The model trains fine with ResNet and ResNet2X.

I removed feature_channel: 512 from my config and now I am receiving a new error:

raceback (most recent call last):
File “/usr/local/lib/python3.10/dist-packages/nvidia_tao_pytorch/cv/ocrnet/scripts/train.py”, line 144, in main
raise e
File “/usr/local/lib/python3.10/dist-packages/nvidia_tao_pytorch/cv/ocrnet/scripts/train.py”, line 128, in main
run_experiment(experiment_spec=cfg)
File “/usr/local/lib/python3.10/dist-packages/nvidia_tao_pytorch/cv/ocrnet/scripts/train.py”, line 60, in run_experiment
ocrnet_model = OCRNetModel(experiment_spec)
File “/usr/local/lib/python3.10/dist-packages/nvidia_tao_pytorch/cv/ocrnet/model/pl_ocrnet.py”, line 122, in init
self._build_model(experiment_spec)
File “/usr/local/lib/python3.10/dist-packages/nvidia_tao_pytorch/cv/ocrnet/model/pl_ocrnet.py”, line 146, in _build_model
self.model = build_ocrnet_model(experiment_spec=experiment_spec,
File “/usr/local/lib/python3.10/dist-packages/nvidia_tao_pytorch/cv/ocrnet/model/build_nn_model.py”, line 156, in build_ocrnet_model
model = Model(opt)
File “/usr/local/lib/python3.10/dist-packages/nvidia_tao_pytorch/cv/ocrnet/model/model.py”, line 60, in init
raise Exception(‘No FeatureExtraction module specified’)
Exception: No FeatureExtraction module specified

It appears this error has been occurring since TAO 5.0. Are we still not able to train using FAN_tiny_2x on TAO 5.3?
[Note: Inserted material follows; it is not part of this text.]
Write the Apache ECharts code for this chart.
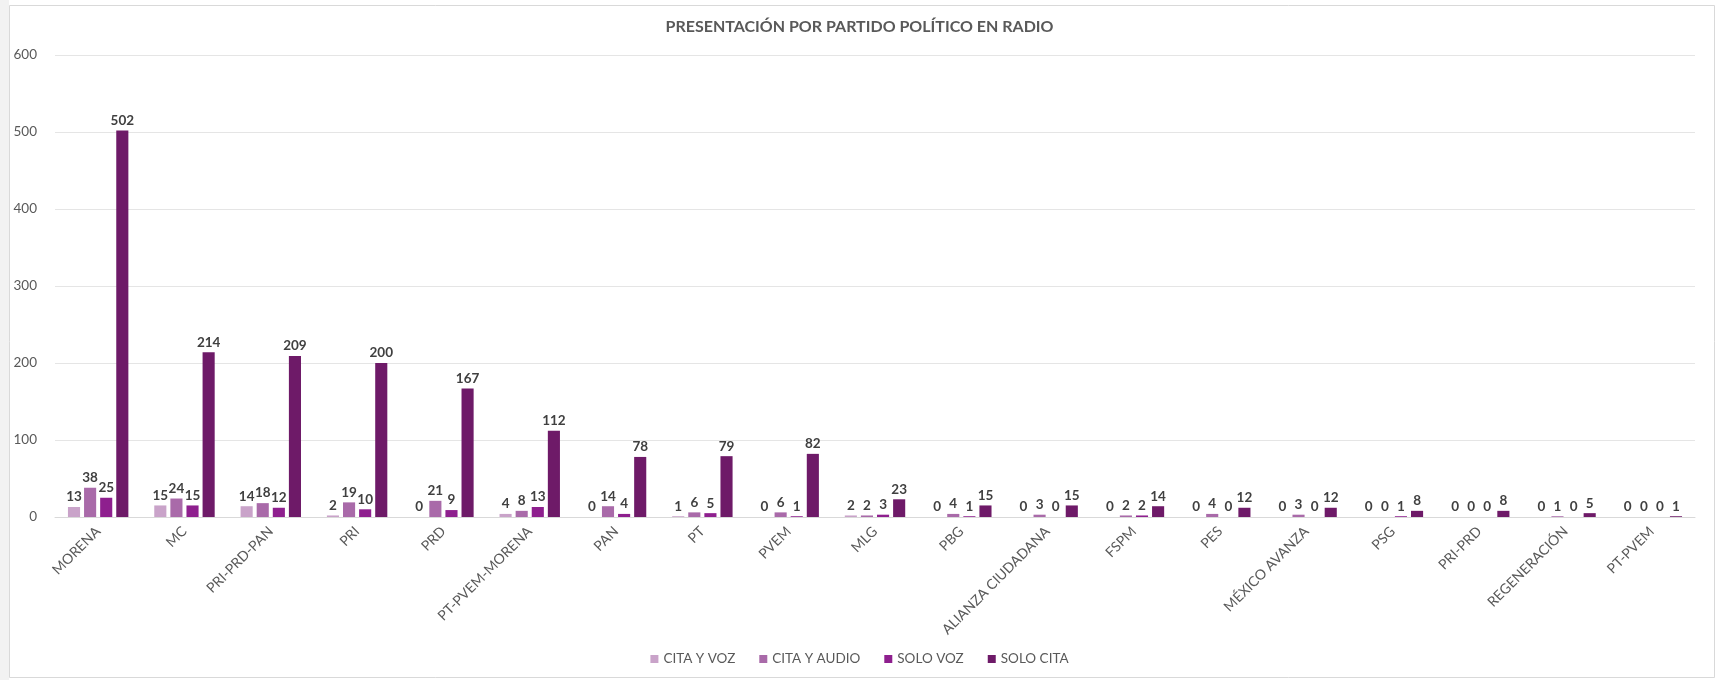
<!DOCTYPE html>
<html>
<head>
<meta charset="utf-8">
<script src="https://cdn.jsdelivr.net/npm/echarts@6/dist/echarts.min.js"></script>
<style>
html,body{margin:0;padding:0;background:#fff;}
#chart{width:1719px;height:680px;}
</style>
</head>
<body>
<div id="chart"></div>
<script>
const categories = ['MORENA','MC','PRI-PRD-PAN','PRI','PRD','PT-PVEM-MORENA','PAN','PT','PVEM','MLG','PBG','ALIANZA CIUDADANA','FSPM','PES','MÉXICO AVANZA','PSG','PRI-PRD','REGENERACIÓN','PT-PVEM'];
const seriesNames = ['CITA Y VOZ','CITA Y AUDIO','SOLO VOZ','SOLO CITA'];
const citaYVoz   = [13,15,14,2,0,4,0,1,0,2,0,0,0,0,0,0,0,0,0];
const citaYAudio = [38,24,18,19,21,8,14,6,6,2,4,3,2,4,3,0,0,1,0];
const soloVoz    = [25,15,12,10,9,13,4,5,1,3,1,0,2,0,0,1,0,0,0];
const soloCita   = [502,214,209,200,167,112,78,79,82,23,15,15,14,12,12,8,8,5,1];
const yTicks = [0,100,200,300,400,500,600];

const colors = ['#c9a3c9','#a96aa9','#8e1f8e','#6e1a68'];
const seriesData = [citaYVoz, citaYAudio, soloVoz, soloCita];
const font = 'Lato, "Open Sans", sans-serif';

const chart = echarts.init(document.getElementById('chart'), null, {renderer:'canvas'});
chart.setOption({
  backgroundColor:'#ffffff',
  animation:false,
  textStyle:{fontFamily:font},
  title:{
    text:'PRESENTACIÓN POR PARTIDO POLÍTICO EN RADIO',
    left:'center', top:14,
    textStyle:{fontFamily:font, fontSize:16, fontWeight:'bold', color:'#595959'}
  },
  legend:{
    data:seriesNames,
    bottom:9, left:'center',
    itemWidth:8, itemHeight:8, itemGap:24,
    icon:'rect',
    textStyle:{fontFamily:font, fontSize:13.5, color:'#595959'}
  },
  graphic:[
    {type:'rect', shape:{x:9.5,y:5.5,width:1705,height:672}, style:{fill:null, stroke:'#d9d9d9', lineWidth:1}, silent:true},
    {type:'rect', shape:{x:0,y:0,width:9,height:680}, style:{fill:'#f2f2f2'}, silent:true}
  ],
  grid:{left:55, right:24, top:55, bottom:163, containLabel:false},
  xAxis:{
    type:'category',
    data:categories,
    axisLine:{lineStyle:{color:'#d9d9d9', width:1}},
    axisTick:{show:false},
    axisLabel:{rotate:45, interval:0, fontFamily:font, fontSize:14, color:'#595959', margin:12}
  },
  yAxis:{
    type:'value',
    min:yTicks[0], max:yTicks[yTicks.length-1], interval:100,
    axisLine:{show:false}, axisTick:{show:false},
    axisLabel:{fontFamily:font, fontSize:13.5, color:'#595959', margin:18},
    splitLine:{lineStyle:{color:'#e5e5e5', width:1}}
  },
  series: seriesNames.map((n,i)=>({
    name:n,
    type:'bar',
    data:seriesData[i],
    barGap:'33%',
    barCategoryGap:'30%',
    itemStyle:{color:colors[i]},
    label:{show:true, position:'top', distance:3, fontFamily:font, fontSize:13.5, fontWeight:'bold', color:'#404040'}
  }))
});
</script>
</body>
</html>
Could you please refer to the ocr-vit yaml file? See tao_tutorials/notebooks/tao_launcher_starter_kit/ocrnet/specs/experiment-vit.yaml at main · NVIDIA/tao_tutorials · GitHub.
The vit version yaml file is different from the non-vit version. Refer to tao_tutorials/notebooks/tao_launcher_starter_kit/ocrnet/specs at main · NVIDIA/tao_tutorials · GitHub.

This is working now. Thank you.

This topic was automatically closed 14 days after the last reply. New replies are no longer allowed.